A few things would make the book stronger. Section 4 (“Media and Material”) is thorough, but not comprehensive. While it is impossible to include every single type of material found in cultural heritage collections, chapters on wooden artifacts, metals, ceramics, and ethnographic artifacts would have been useful, particularly for archives and small museums without conservators on staff. Archives often end up with these kinds of materials in their collections, and, because archivists tend to have less experience with these types of objects, a quick reference on preserving them would be very welcome. In their preface, Harvey and Mahard note that these types of materials are covered elsewhere. However, they say that they intend this book to be “an essential one-stop point of reference for cultural heritage professionals” (p. xvii), so omitting some major categories of materials is problematic.

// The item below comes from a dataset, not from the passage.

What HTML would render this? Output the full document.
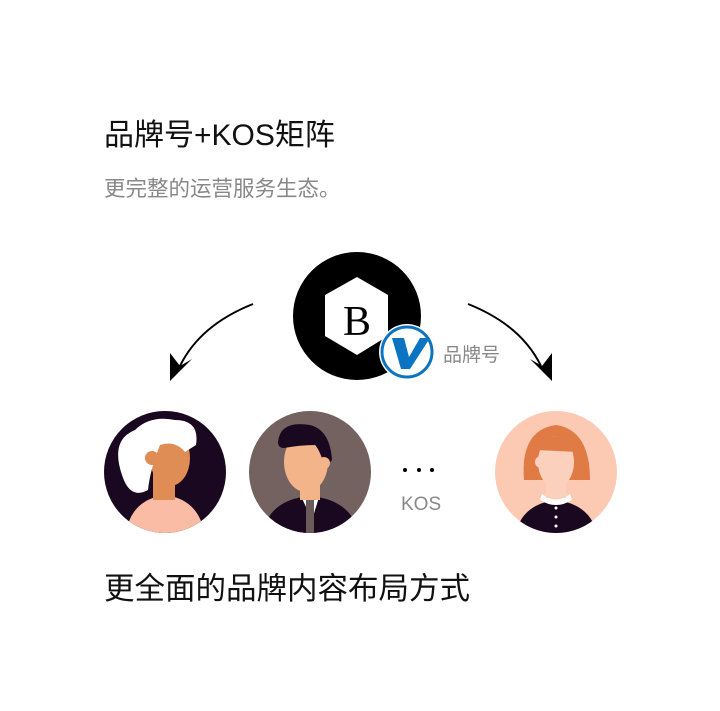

Additionally, some of the organizational choices are confusing. For example, the “Media and Material” section contains the chapter on “Holdings Protection,” however, that chapter might more properly belong in section 2 (“Collections”), which deals with the preservation environment. It is also odd that section 3 (“Materials and Objects”) only has one chapter. The information in that chapter might have been integrated into section 2 as well. Both of these issues are minor quibbles that do not detract from the overall excellence of the work.
As stated earlier, The Preservation Management Handbook would be useful for any archives. It presents the basic principles in preservation management with a twenty-first-century perspective, integrating traditional preservation with digital and providing preservation information on many of the materials typically found in archives. The format is clear, particularly in the chapters on each kind of material, which makes it easy to find an answer quickly. That the book is designed for libraries, archives, and museums is exciting, perhaps even enhancing possibilities for partnerships on collaborative preservation projects between institutions. The book promises to be useful in a classroom setting as well, giving students a strong understanding of the most important concepts in managing preservation programs in any type of cultural heritage institution.
Ross Harvey, Martha R. Mahard, and the many expert contributors of chapters on materials have created a much-needed textbook that fills a void in the literature. The Preservation Management Handbook is a must-have work for archivists involved in the preservation of cultural heritage collections, particularly those in small institutions or without a formal preservation background.